Ce constat atroce ne vient pas d’une poignée d’activistes isolés, mais résonne partout avec une froide clarté. Le Lowenstein Human Rights Project de l’Université de Yale affirme sans détour : « Israël a perpétré des actes génocidaires — tueries massives, graves atteintes physiques, création délibérée de conditions de vie destinées à détruire matériellement les Palestiniens de Gaza. » Le Lemkin Institute for Genocide Prevention enfonce le clou : « Israël commet un génocide et les États-Unis en sont complices. » Michael Fakhri, rapporteur spécial des Nations unies sur le droit à l’alimentation, dénonce la campagne d’affamement menée par Israël comme une tactique ouvertement génocidaire.
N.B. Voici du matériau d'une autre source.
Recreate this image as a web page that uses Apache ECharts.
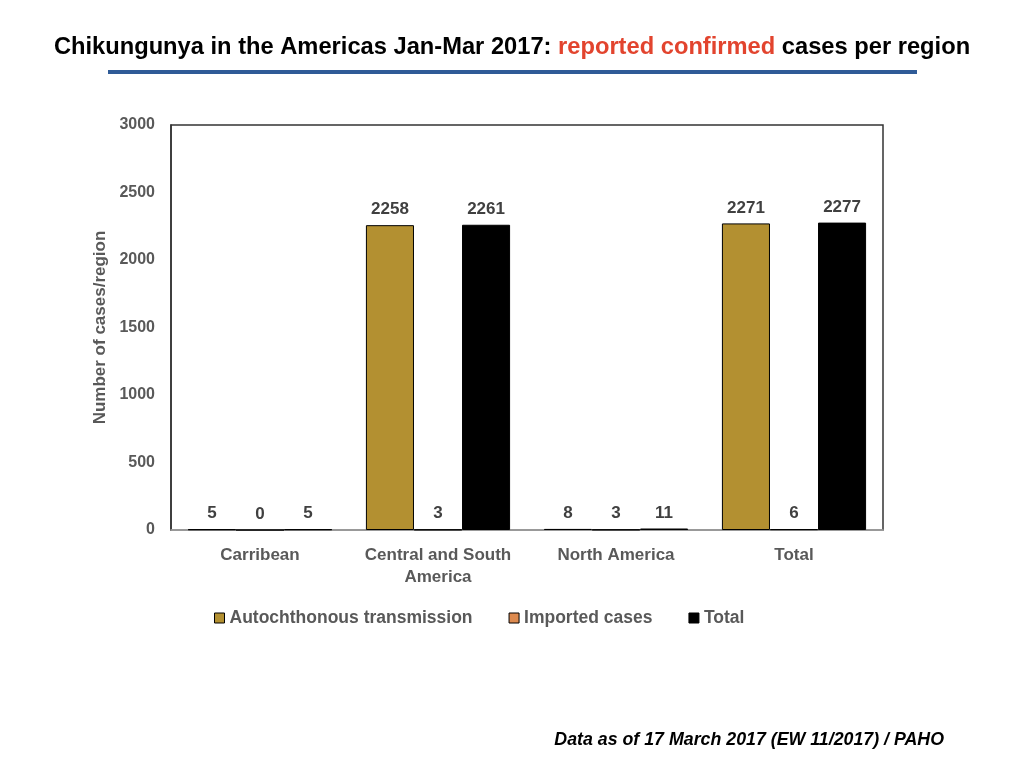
<!DOCTYPE html>
<html style="height: 100%">

<head>
    <meta charset="utf-8">
</head>

<body style="height: 100%; margin: 0; background: #fff">
    <div id="container" style="width: 1024px; height: 768px"></div>

    <script src="https://cdn.jsdelivr.net/npm/echarts@6/dist/echarts.min.js"></script>

    <script type="text/javascript">
        // 数据
        var regions = ['Carribean', 'Central and South\nAmerica', 'North America', 'Total'];
        var autochthonous = [5, 2258, 8, 2271];
        var imported = [0, 3, 3, 6];
        var totals = [5, 2261, 11, 2277];
        var yTicks = [0, 500, 1000, 1500, 2000, 2500, 3000];

        var myChart = echarts.init(document.getElementById('container'));

        var font = 'Liberation Sans, Arial, sans-serif';
        var grey = '#595959';

        function barSeries(name, values, color) {
            return {
                name: name,
                type: 'bar',
                data: values,
                barGap: 0,
                barCategoryGap: '19%',
                itemStyle: { color: color, borderColor: '#000', borderWidth: 1 },
                label: {
                    show: true,
                    position: 'top',
                    distance: 7,
                    color: '#404040',
                    fontFamily: font,
                    fontWeight: 'bold',
                    fontSize: 17
                }
            };
        }

        var option = {
            backgroundColor: '#fff',
            animation: false,
            title: {
                text: '{a|Chikungunya in the Americas Jan-Mar 2017: }{b|reported confirmed}{a| cases per region}',
                left: 'center',
                top: 30,
                textStyle: {
                    rich: {
                        a: { fontFamily: font, fontWeight: 'bold', fontSize: 23.7, color: '#000' },
                        b: { fontFamily: font, fontWeight: 'bold', fontSize: 23.7, color: '#e2442e' }
                    }
                }
            },
            graphic: [
                {
                    type: 'rect',
                    shape: { x: 108, y: 70, width: 809, height: 4 },
                    style: { fill: '#2f5b97' }
                },
                {
                    type: 'text',
                    right: 80,
                    top: 731,
                    style: {
                        text: 'Data as of 17 March 2017 (EW 11/2017) / PAHO',
                        font: 'italic bold 17.8px Liberation Sans, Arial, sans-serif',
                        fill: '#000'
                    }
                }
            ],
            legend: {
                data: ['Autochthonous transmission', 'Imported cases', 'Total'],
                top: 604,
                left: 209,
                icon: 'rect',
                itemWidth: 10,
                itemHeight: 10,
                itemGap: 36,
                itemStyle: { borderColor: '#000', borderWidth: 1 },
                textStyle: { color: grey, fontFamily: font, fontWeight: 'bold', fontSize: 17.5 }
            },
            grid: {
                left: 171,
                right: 141,
                top: 125,
                bottom: 238,
                show: true,
                borderColor: '#333',
                borderWidth: 1.5
            },
            xAxis: {
                type: 'category',
                data: regions,
                axisTick: { show: false },
                axisLine: { lineStyle: { color: '#aaa', width: 1.5 } },
                axisLabel: {
                    interval: 0,
                    color: grey,
                    fontFamily: font,
                    fontWeight: 'bold',
                    fontSize: 17,
                    lineHeight: 22,
                    margin: 14
                }
            },
            yAxis: {
                type: 'value',
                min: yTicks[0],
                max: yTicks[yTicks.length - 1],
                interval: 500,
                name: 'Number of cases/region',
                nameLocation: 'middle',
                nameGap: 62,
                nameTextStyle: { color: grey, fontFamily: font, fontWeight: 'bold', fontSize: 17 },
                splitLine: { show: false },
                axisTick: { show: false },
                axisLine: { show: true, lineStyle: { color: '#333', width: 1.5 } },
                axisLabel: {
                    color: grey,
                    fontFamily: font,
                    fontWeight: 'bold',
                    fontSize: 16,
                    margin: 16,
                    formatter: function (v) { return String(v); }
                }
            },
            series: [
                barSeries('Autochthonous transmission', autochthonous, '#b39031'),
                barSeries('Imported cases', imported, '#dd8a4f'),
                barSeries('Total', totals, '#000')
            ]
        };

        myChart.setOption(option);
    </script>
</body>

</html>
Tlaleng Mofokeng, rapporteur spécial des Nations unies sur le droit à la santé, accuse à son tour : famine délibérée, malnutrition prolongée, déshydratation — voilà les armes conscientes et méthodiques d’un génocide en marche. »

La méthode suit une logique glacée : terroriser, affamer, déplacer, puis, devant l'absence de refuge, rendre Gaza inhabitable en détruisant ses infrastructures vitales. Faire de ce territoire une terre morte. Benjamin Netanyahu lui-même l'a avoué : il s'agit de « réduire la population ».

Face à cette entreprise d’effacement, la mémoire universelle se soulève. Imre Kertész rappelait que certaines tragédies excèdent la capacité ordinaire du langage ; Gaza impose aujourd'hui cette épreuve au discours humain. Charlotte Delbo enseignait que l’agonie du vivant — faim, soif, extinction des corps et des esprits — est parfois plus cruelle que la mort. Primo Levi posait cette question terrible : est-ce encore un homme, celui que l'on prive de pain, d'eau, et de dignité ? À Gaza, ce ne sont pas quelques âmes, mais deux millions d'êtres humains qui mendient chaque jour un droit élémentaire à exister. Simone Veil, rescapée de l'extermination, savait que le crime suprême est de plonger les survivants dans le désert de l'indifférence.

Aujourd’hui, Gaza risque de mourir, non seulement sous les bombes, mais dans l’oubli.

Après Auschwitz, écrivait Adorno, toute poésie semblait barbare. Après Gaza, c’est la parole elle-même qui chancelle. Comment parler encore de droits de l’homme sans profaner ce qu’il reste de la dignité humaine ? Comment ériger des traités, des serments, quand la cendre d’un peuple étouffe nos voix ? Chaque discours creux, chaque silence poli, chaque litanie d’indignation feinte devient après Gaza une complicité de plus, une abdication signée dans le sang. Il ne suffit plus de pleurer : il faut condamner. Il ne suffit plus de commémorer : il faut se lever.

Il existe des crimes contre la chair.
Il existe des crimes contre l'âme.
Il existe des crimes contre la mémoire.

Se taire, détourner le regard, refuser de nommer, c'est assassiner deux fois.

Notre devoir n’est pas de déplorer mais de dire ; pas de détourner les yeux mais de nommer ; pas de survivre dans la honte mais de témoigner en dignité.
Car si Gaza est effacée dans l’indifférence, alors « Plus jamais ça » ne sera plus qu'une épitaphe menteuse gravée sur la tombe commune des renoncements et des trahisons.

Entretemps, les propagandistes sionistes ricanent, sans comprendre qu’ils célèbrent leur propre naufrage. Accablés par les faits, cernés de toutes parts, ils n'ont plus, sur les réseaux sociaux, que des emojis rieurs — pâles grimaces d'une cause en décomposition. Privés de langage et de courage, ils enrôlent, au Nigeria et en Inde, des fantassins anonymes, dont la médiocrité épouse la déchéance de leur mensonge. Ils rient, mais c’est le râle grotesque des vaincus, le dernier souffle d'une imposture éventrée.